> _Data shown_

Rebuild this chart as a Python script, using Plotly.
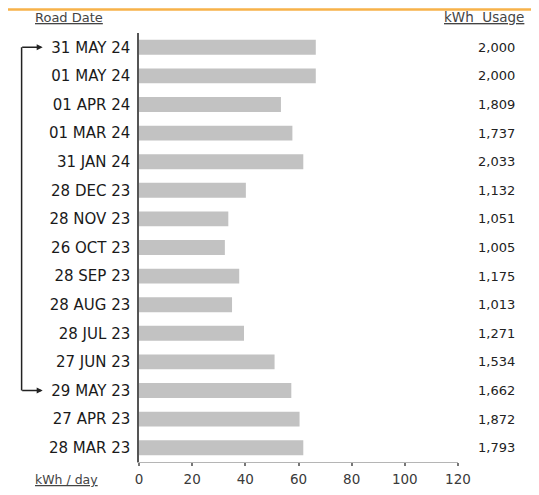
import plotly.graph_objects as go

dates = ["31 MAY 24", "01 MAY 24", "01 APR 24", "01 MAR 24", "31 JAN 24",
         "28 DEC 23", "28 NOV 23", "26 OCT 23", "28 SEP 23", "28 AUG 23",
         "28 JUL 23", "27 JUN 23", "29 MAY 23", "27 APR 23", "28 MAR 23"]
kwh_per_day = [66.5, 66.5, 53.4, 57.7, 61.8, 40.2, 33.6, 32.3, 37.7, 35.0,
               39.5, 51.0, 57.3, 60.4, 61.8]
kwh_usage = ["2,000", "2,000", "1,809", "1,737", "2,033", "1,132", "1,051", "1,005",
             "1,175", "1,013", "1,271", "1,534", "1,662", "1,872", "1,793"]
x_ticks = [0, 20, 40, 60, 80, 100, 120]
bracket_from = "31 MAY 24"
bracket_to = "29 MAY 23"

FONT = "DejaVu Sans, Verdana, sans-serif"

fig = go.Figure(go.Bar(
    x=kwh_per_day, y=dates, orientation="h",
    marker=dict(color="#c2c2c2", line=dict(width=0)),
    width=0.52, hoverinfo="skip",
))

fig.update_layout(
    width=539, height=495,
    margin=dict(l=131, r=89, t=25, b=41),
    paper_bgcolor="white", plot_bgcolor="white",
    showlegend=False,
    font=dict(family=FONT, color="#222"),
)
fig.update_xaxes(
    range=[0, 120], tickvals=x_ticks, showgrid=False, zeroline=False,
    showline=True, linecolor="#b5b5b5", linewidth=1,
    ticks="outside", ticklen=3, tickcolor="#777", tickwidth=1.5,
    tickfont=dict(size=13.5, color="#3a3a3a"), ticklabelstandoff=2,
)
fig.update_yaxes(
    type="category", categoryorder="array", categoryarray=dates,
    autorange=False, range=[14.5, -0.5],
    showgrid=False, zeroline=False,
    showline=True, linecolor="#555", linewidth=1.5,
    ticks="", ticklabelstandoff=4,
    tickfont=dict(size=15, color="#1a1a1a"),
)

# top orange rule
fig.add_shape(type="line", xref="paper", yref="paper",
              x0=-0.412, x1=1.234, y0=1.0548, y1=1.0548,
              line=dict(color="#f7b24a", width=2.5))

# headers
fig.add_annotation(text="<u>Road Date</u>", xref="paper", yref="paper",
                   x=-0.333, y=1.037, xanchor="left", yanchor="middle",
                   showarrow=False, font=dict(size=13, color="#444"))
fig.add_annotation(text="<u>kWh  Usage</u>", xref="paper", yref="paper",
                   x=1.212, y=1.037, xanchor="right", yanchor="middle",
                   showarrow=False, font=dict(size=13.5, color="#444"))
fig.add_annotation(text="<u>kWh / day</u>", xref="paper", yref="paper",
                   x=-0.333, y=-0.04, xanchor="left", yanchor="middle",
                   showarrow=False, font=dict(size=12.5, color="#444"))

# usage values column
for d, u in zip(dates, kwh_usage):
    fig.add_annotation(text=u, xref="paper", yref="y", x=1.184, y=d,
                       xanchor="right", yanchor="middle", showarrow=False,
                       font=dict(size=13, color="#222"))

# bracket connector with arrows
bx = -0.368
fig.add_shape(type="line", xref="paper", yref="y",
              x0=bx, x1=bx, y0=bracket_from, y1=bracket_to,
              line=dict(color="#222", width=1.5))
for d in (bracket_from, bracket_to):
    fig.add_annotation(text="", xref="paper", yref="y", x=-0.302, y=d,
                       ax=-22, ay=0, showarrow=True, arrowhead=2,
                       arrowsize=0.8, arrowwidth=1.5, arrowcolor="#222")

fig.write_html("out.html")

> _Problem description_
What is needed is an exact reproduction of the data, pictures excluded.

> _Solution for this problem_
Rebuild this chart as a Python script, using Plotly.
import plotly.graph_objects as go

dates = ["31 MAY 24", "01 MAY 24", "01 APR 24", "01 MAR 24", "31 JAN 24",
         "28 DEC 23", "28 NOV 23", "26 OCT 23", "28 SEP 23", "28 AUG 23",
         "28 JUL 23", "27 JUN 23", "29 MAY 23", "27 APR 23", "28 MAR 23"]
kwh_per_day = [66.5, 66.5, 53.4, 57.7, 61.8, 40.2, 33.6, 32.3, 37.7, 35.0,
               39.5, 51.0, 57.3, 60.4, 61.8]
kwh_usage = ["2,000", "2,000", "1,809", "1,737", "2,033", "1,132", "1,051", "1,005",
             "1,175", "1,013", "1,271", "1,534", "1,662", "1,872", "1,793"]
x_ticks = [0, 20, 40, 60, 80, 100, 120]
bracket_from = "31 MAY 24"
bracket_to = "29 MAY 23"

FONT = "DejaVu Sans, Verdana, sans-serif"

fig = go.Figure(go.Bar(
    x=kwh_per_day, y=dates, orientation="h",
    marker=dict(color="#c2c2c2", line=dict(width=0)),
    width=0.52, hoverinfo="skip",
))

fig.update_layout(
    width=539, height=495,
    margin=dict(l=131, r=89, t=25, b=41),
    paper_bgcolor="white", plot_bgcolor="white",
    showlegend=False,
    font=dict(family=FONT, color="#222"),
)
fig.update_xaxes(
    range=[0, 120], tickvals=x_ticks, showgrid=False, zeroline=False,
    showline=True, linecolor="#b5b5b5", linewidth=1,
    ticks="outside", ticklen=3, tickcolor="#777", tickwidth=1.5,
    tickfont=dict(size=13.5, color="#3a3a3a"), ticklabelstandoff=2,
)
fig.update_yaxes(
    type="category", categoryorder="array", categoryarray=dates,
    autorange=False, range=[14.5, -0.5],
    showgrid=False, zeroline=False,
    showline=True, linecolor="#555", linewidth=1.5,
    ticks="", ticklabelstandoff=4,
    tickfont=dict(size=15, color="#1a1a1a"),
)

# top orange rule
fig.add_shape(type="line", xref="paper", yref="paper",
              x0=-0.412, x1=1.234, y0=1.0548, y1=1.0548,
              line=dict(color="#f7b24a", width=2.5))

# headers
fig.add_annotation(text="<u>Road Date</u>", xref="paper", yref="paper",
                   x=-0.333, y=1.037, xanchor="left", yanchor="middle",
                   showarrow=False, font=dict(size=13, color="#444"))
fig.add_annotation(text="<u>kWh  Usage</u>", xref="paper", yref="paper",
                   x=1.212, y=1.037, xanchor="right", yanchor="middle",
                   showarrow=False, font=dict(size=13.5, color="#444"))
fig.add_annotation(text="<u>kWh / day</u>", xref="paper", yref="paper",
                   x=-0.333, y=-0.04, xanchor="left", yanchor="middle",
                   showarrow=False, font=dict(size=12.5, color="#444"))

# usage values column
for d, u in zip(dates, kwh_usage):
    fig.add_annotation(text=u, xref="paper", yref="y", x=1.184, y=d,
                       xanchor="right", yanchor="middle", showarrow=False,
                       font=dict(size=13, color="#222"))

# bracket connector with arrows
bx = -0.368
fig.add_shape(type="line", xref="paper", yref="y",
              x0=bx, x1=bx, y0=bracket_from, y1=bracket_to,
              line=dict(color="#222", width=1.5))
for d in (bracket_from, bracket_to):
    fig.add_annotation(text="", xref="paper", yref="y", x=-0.302, y=d,
                       ax=-22, ay=0, showarrow=True, arrowhead=2,
                       arrowsize=0.8, arrowwidth=1.5, arrowcolor="#222")

fig.write_html("out.html")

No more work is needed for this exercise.